Workshop

In this workshop we will be implementing an OAuth workflow from scratch using the Github API. The full OAuth guide for github can be found here.

Pair up and try to complete each step in turn.

Step 1 -- Setup a basic Web server

We need a server running before we can do anything.

  • Create a new npm project
  • Install hapi and inert
  • Create a simple Hapi server that serves up a 'Hello World' html file at /
  • Create a config.env file for your project and store your server address in a variable called BASE_URL

Step 2 -- Register your app

Github needs to know about your app before it will let you authenticate users with it.

  • Go to Github profile settings > OAuth applications > Developer applications > Register new application
  • Register your app. Call it what you like
  • In the homepage url field type your BASE_URL (e.g. http://localhost:3000)
  • In the authorization callback url field, type your BASE_URL + /welcome (e.g. http://localhost:3000/welcome)
  • Add two new variables to your config.env: CLIENT_ID and CLIENT_SECRET, taken from your app page.

Step 3 -- Create your login route

This is the url on our server which will begin the OAuth workflow.

  • In your Hapi server, create a route GET /login which redirects the user to https://github.com/login/oauth/authorize along with two query parameters:
    • client_id
    • redirect_uri
  • Hint: use the querystring native module to generate your query string. What is reply.redirect?

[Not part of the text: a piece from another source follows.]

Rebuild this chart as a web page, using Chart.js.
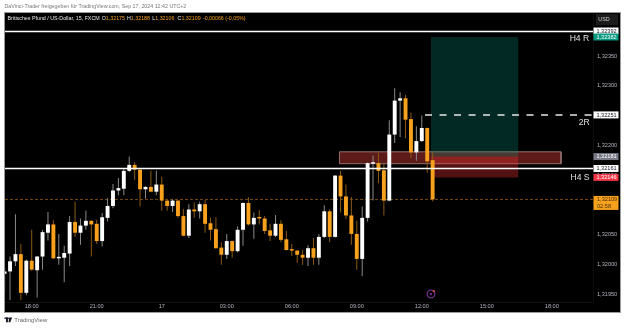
<!DOCTYPE html>
<html>
<head>
<meta charset="utf-8">
<style>html,body{margin:0;padding:0;background:#fff;overflow:hidden}canvas{display:block}</style>
<script src="https://cdn.jsdelivr.net/npm/chart.js@4/dist/chart.umd.min.js"></script>
</head>
<body>
<canvas id="c" width="625" height="328"></canvas>
<script>
// GBP/USD 15 minute candles, oldest first
const opens = [1.31984,1.31988,1.32005,1.32017,1.31952,1.32006,1.31990,1.32013,1.32053,1.32067,
1.32010,1.32011,1.32018,1.32071,1.32053,1.32065,1.32073,1.32068,1.32039,1.32078,
1.32098,1.32124,1.32127,1.32157,1.32167,1.32159,1.32126,1.32130,1.32122,1.32134,
1.32107,1.32098,1.32107,1.32081,1.32048,1.32092,1.32089,1.32101,1.32069,1.32059,
1.32028,1.32016,1.32039,1.32022,1.32058,1.32103,1.32067,1.32078,1.32077,1.32057,
1.32048,1.32068,1.32042,1.32025,1.32023,1.32016,1.32011,1.32027,1.32011,1.32046,
1.32089,1.32046,1.32149,1.32114,1.32082,1.32051,1.32009,1.32078,1.32169,1.32170,
1.32158,1.32107,1.32218,1.32275,1.32279,1.32244,1.32188,1.32207,1.32229,1.32175];
const closes = [1.31988,1.32005,1.32017,1.31952,1.32006,1.31991,1.32013,1.32054,1.32067,1.32010,
1.32011,1.32019,1.32071,1.32053,1.32065,1.32073,1.32067,1.32039,1.32079,1.32098,
1.32124,1.32128,1.32157,1.32167,1.32159,1.32126,1.32130,1.32122,1.32134,1.32107,
1.32098,1.32107,1.32081,1.32048,1.32092,1.32089,1.32101,1.32068,1.32058,1.32027,
1.32016,1.32039,1.32022,1.32058,1.32103,1.32067,1.32078,1.32077,1.32056,1.32048,
1.32068,1.32041,1.32024,1.32023,1.32016,1.32011,1.32027,1.32011,1.32046,1.32089,
1.32046,1.32149,1.32114,1.32082,1.32051,1.32009,1.32078,1.32170,1.32170,1.32157,
1.32107,1.32218,1.32275,1.32279,1.32243,1.32188,1.32207,1.32229,1.32173,1.32109];
const highs = [1.31996,1.32013,1.32084,1.32034,1.32008,1.32058,1.32014,1.32058,1.32088,1.32074,
1.32051,1.32031,1.32081,1.32105,1.32077,1.32090,1.32074,1.32075,1.32086,1.32111,
1.32135,1.32145,1.32161,1.32181,1.32172,1.32160,1.32131,1.32157,1.32157,1.32147,
1.32108,1.32109,1.32108,1.32093,1.32101,1.32104,1.32105,1.32108,1.32078,1.32079,
1.32037,1.32051,1.32040,1.32064,1.32104,1.32113,1.32087,1.32091,1.32081,1.32068,
1.32083,1.32074,1.32056,1.32034,1.32024,1.32024,1.32032,1.32044,1.32051,1.32099,
1.32093,1.32150,1.32157,1.32134,1.32113,1.32073,1.32097,1.32171,1.32183,1.32187,
1.32169,1.32242,1.32296,1.32289,1.32285,1.32255,1.32232,1.32250,1.32230,1.32188];
const lows = [1.31951,1.31940,1.31997,1.31940,1.31948,1.31989,1.31944,1.31991,1.32040,1.32009,
1.31999,1.31970,1.31997,1.32046,1.32033,1.32058,1.32013,1.32034,1.32030,1.32072,
1.32094,1.32116,1.32116,1.32155,1.32142,1.32097,1.32110,1.32121,1.32116,1.32090,
1.32090,1.32088,1.32078,1.32047,1.32044,1.32078,1.32077,1.32053,1.32040,1.32026,
1.31999,1.32009,1.32011,1.32020,1.32031,1.32065,1.32043,1.32067,1.32051,1.32039,
1.32046,1.32037,1.32023,1.32014,1.32002,1.31999,1.31997,1.31999,1.31999,1.32044,
1.32037,1.32045,1.32087,1.32076,1.32033,1.31991,1.31980,1.32072,1.32107,1.32136,
1.32082,1.32106,1.32204,1.32214,1.32212,1.32178,1.32174,1.32206,1.32154,1.32106];

// Time axis: slots count 15 minute bars, one tick label every 12 slots
const firstSlot = 7;
const xTickSlots = [12,24,36,48,60,72,84,96,108];
const xTickLabels = ['18:00','21:00','17','03:00','06:00','09:00','12:00','15:00','18:00'];
const yTickValues = [1.3195,1.32,1.3205,1.321,1.3215,1.322,1.3225,1.323,1.3235];

// Drawing objects on the chart
const resistance = 1.32391, support = 1.32161, target2R = 1.32251, lastPrice = 1.32109;
const entry = 1.32181, takeProfit = 1.32382, stopLoss = 1.32146;
const bandTop = 1.32189, bandBottom = 1.32169;
const slotMin = 7.07, slotMax = 115.6;
const positionSlots = [85.7, 101.8], bandSlots = [68.8, 109.7], dashStartSlot = 84.6;

// Price tags on the right axis
const tagPrices = [1.32392,1.32382,1.32251,1.32181,1.32161,1.32146];
const tagTexts  = ['1,32392','1,32382','1,32251','1,32181','1,32161','1,32146'];
const tagFills  = ['#ffffff','#089981','#ffffff','#787b86','#ffffff','#f23645'];
const tagInks   = ['#131722','#ffffff','#131722','#ffffff','#131722','#ffffff'];

const headerTitle = 'DaVinci-Trader freigegeben für TradingView.com, Sep 17, 2024 12:42 UTC+2';
const symbolText = 'Britisches Pfund / US-Dollar, 15, FXCM';
const ohlcKeys = ['O','H','L','C',''];
const ohlcVals = ['1,32175','1,32188','1,32106','1,32109','-0,00066 (-0,05%)'];

const UP = '#ffffff', DOWN = '#f7a11d', UP_WICK = '#8a8a8a', DOWN_WICK = '#8a5a14';
const isUp = opens.map((o, i) => closes[i] >= o);
const slot = i => i + firstSlot;
const box = (x0, x1, top, bottom) => [
  {x:x0,y:top},{x:x1,y:top},{x:x1,y:bottom},{x:x0,y:bottom},{x:x0,y:top}
];
const shape = (data, fillColor, stroke, order) => ({
  type:'line', data, fill:'shape', backgroundColor:fillColor,
  borderColor:stroke, borderWidth:stroke === 'transparent' ? 0 : 1, pointRadius:0, tension:0, order
});
const hline = (x0, x1, y, color, width, dash, order) => ({
  type:'line', data:[{x:x0,y},{x:x1,y}], borderColor:color, borderWidth:width,
  borderDash:dash, pointRadius:0, fill:false, order
});

const FONT = '"Liberation Sans", Arial, sans-serif';

const paint = {
  id:'paint',
  beforeDraw(chart) {
    const c = chart.ctx;
    c.save();
    c.fillStyle = '#ffffff';
    c.fillRect(0, 0, 625, 328);
    c.fillStyle = '#000000';
    c.fillRect(4, 12, 616, 300);
    c.strokeStyle = '#9a9a9a';
    c.lineWidth = 1;
    c.strokeRect(4.5, 12.5, 616, 300);
    c.restore();
  },
  afterDraw(chart) {
    const c = chart.ctx, y = chart.scales.y, x = chart.scales.x;
    c.save();
    c.textBaseline = 'middle';

    // Top caption and symbol legend
    c.textAlign = 'left';
    c.font = '5.3px ' + FONT;
    c.fillStyle = '#777777';
    c.fillText(headerTitle, 4.5, 6.5);
    c.fillStyle = '#e8e8e8';
    c.fillText(symbolText, 7.5, 18.5);
    let px = 101.7;
    ohlcKeys.forEach((k, i) => {
      c.fillStyle = '#e8e8e8';
      c.fillText(k, px, 18.5);
      c.fillStyle = '#f7a11d';
      c.fillText(ohlcVals[i], px + c.measureText(k).width, 18.5);
      px += 25.3;
    });

    // Level names next to the lines
    c.textAlign = 'center';
    c.font = '8.6px ' + FONT;
    c.fillStyle = '#e0e0e0';
    c.fillText('H4 R', x.getPixelForValue(113.1), y.getPixelForValue(1.32379));
    c.fillText('2R', x.getPixelForValue(114), y.getPixelForValue(1.32238));
    c.fillText('H4 S', x.getPixelForValue(113.2), y.getPixelForValue(1.32146));

    // Currency box
    c.fillStyle = '#1b1b1b';
    c.fillRect(596, 14, 22, 11);
    c.font = '5.4px ' + FONT;
    c.fillStyle = '#cfcfcf';
    c.fillText('USD', 604, 19.5);

    // Price tags
    tagPrices.forEach((p, i) => {
      const py = y.getPixelForValue(p);
      c.fillStyle = tagFills[i];
      c.fillRect(593.5, py - 3.5, 25, 7);
      c.fillStyle = tagInks[i];
      c.font = '5.6px ' + FONT;
      c.fillText(tagTexts[i], 606.5, py + 0.2);
    });
    const lp = y.getPixelForValue(lastPrice);
    c.fillStyle = '#f7a11d';
    c.fillRect(593.5, lp - 3.5, 25, 14);
    c.fillStyle = '#4a2f05';
    c.textAlign = 'left';
    c.fillText('1,32109', 597, lp + 0.2);
    c.fillText('02:58', 597, lp + 7);

    // Alert marker below the last bar
    const ax = x.getPixelForValue(85.7), ay = 294;
    c.strokeStyle = '#6d2f8c';
    c.lineWidth = 1.3;
    c.beginPath();
    c.arc(ax, ay, 3.8, 0, Math.PI * 2);
    c.stroke();
    c.fillStyle = '#6d2f8c';
    c.beginPath();
    c.arc(ax, ay, 1.2, 0, Math.PI * 2);
    c.fill();
    c.fillStyle = '#e0503a';
    c.beginPath();
    c.arc(ax + 2.8, ay - 2.8, 1.1, 0, Math.PI * 2);
    c.fill();

    // Footer wordmark
    c.fillStyle = '#131722';
    c.fillRect(4.5, 317.5, 3.4, 1.4);
    c.fillRect(6, 317.5, 1.9, 4.8);
    c.beginPath();
    c.arc(9, 318.4, 0.9, 0, Math.PI * 2);
    c.fill();
    c.beginPath();
    c.moveTo(9.6, 317.5);
    c.lineTo(12.2, 317.5);
    c.lineTo(10.2, 322.3);
    c.lineTo(8.4, 322.3);
    c.closePath();
    c.fill();
    c.textAlign = 'left';
    c.font = '6px ' + FONT;
    c.fillStyle = '#666666';
    c.fillText('TradingView', 14.2, 320);
    c.restore();
  }
};

new Chart(document.getElementById('c'), {
  type:'bar',
  data:{
    datasets:[
      shape(box(bandSlots[0], bandSlots[1], bandTop, bandBottom), '#5c1a18', '#94706e', 6),
      shape(box(positionSlots[0], positionSlots[1], takeProfit, entry), 'rgba(8,153,129,0.27)', 'transparent', 5),
      shape(box(positionSlots[0], positionSlots[1], entry, stopLoss), 'rgba(242,54,54,0.34)', 'transparent', 5),
      {
        data:lows.map((l, i) => ({x:slot(i), y:[l, highs[i]]})),
        backgroundColor:isUp.map(u => u ? UP_WICK : DOWN_WICK),
        maxBarThickness:1, grouped:false, order:3
      },
      {
        data:opens.map((o, i) => ({x:slot(i), y:[o, closes[i]]})),
        backgroundColor:isUp.map(u => u ? UP : DOWN),
        maxBarThickness:4, minBarLength:1.5, grouped:false, order:2
      },
      hline(slotMin, slotMax, lastPrice, '#7a4a10', 1, [3,2], 4),
      hline(slotMin, slotMax, resistance, '#ffffff', 1.5, [], 1),
      hline(slotMin, slotMax, support, '#ffffff', 1.5, [], 1),
      hline(dashStartSlot, slotMax, target2R, '#e8e8e8', 1.5, [7,7.5], 1)
    ]
  },
  options:{
    responsive:false,
    animation:false,
    events:[],
    layout:{padding:{left:5,top:13,right:5,bottom:16}},
    plugins:{legend:{display:false},title:{display:false},tooltip:{enabled:false}},
    scales:{
      x:{
        type:'linear', offset:false, min:slotMin, max:slotMax,
        afterBuildTicks:s => { s.ticks = xTickSlots.map(v => ({value:v})); },
        afterFit:s => { s.height = 10; },
        grid:{display:false, drawTicks:false},
        border:{display:true,color:'#0e0e0e'},
        ticks:{
          autoSkip:false, maxRotation:0, padding:1,
          font:{family:FONT,size:5.6}, color:'#b2b5be',
          callback:v => xTickLabels[xTickSlots.indexOf(v)]
        }
      },
      y:{
        type:'linear', position:'right', min:1.319366, max:1.324223,
        afterBuildTicks:s => { s.ticks = yTickValues.map(v => ({value:v})); },
        afterFit:s => { s.width = 27; },
        grid:{display:false, drawTicks:false},
        border:{display:true,color:'#0e0e0e'},
        ticks:{
          autoSkip:false, padding:4,
          font:{family:FONT,size:5.6}, color:'#b2b5be',
          callback:v => v.toFixed(5).replace('.', ',')
        }
      }
    }
  },
  plugins:[paint]
});
</script>
</body>
</html>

Step 4 -- Create your redirect route

We provided a redirect URI to Github to which it will send the user after they have logged in and granted our app permission. Now we should create that route on our server to retrieve the access token that we need to access the Github API on behalf of the user.

  • In your Hapi server, create a route GET /welcome which sends a request to
    POST https://github.com/login/oauth/access_token
    
  • The body of the request needs the following fields:
    • client_id
    • client_secret
    • code
  • For now, simply reply with the body of the response.
  • Hint: the code will be sent to you at the redirect URI as a query parameter (e.g. /welcome?code=foo. How do you access query parameters using the request object?

Step 5 -- Store your access token

We can now use our access token to make requests to the Github API on behalf of the authenticated user. But before we can do that we need a way to store the token so we can access it in other routes.

Typically, this is done either in a database, a cookie or JSON web token (jwt). As we used hapi-auth-cookie last week, we'll use it again to store our github access token.

Step 6 -- Use your access token

Now create another route, with any name, that uses your access token to send a request to the Github API. Explore the Github API. If you're stuck for ideas, try to follow a user using an API request. You may need to re-authenticate the using the user:follow scope.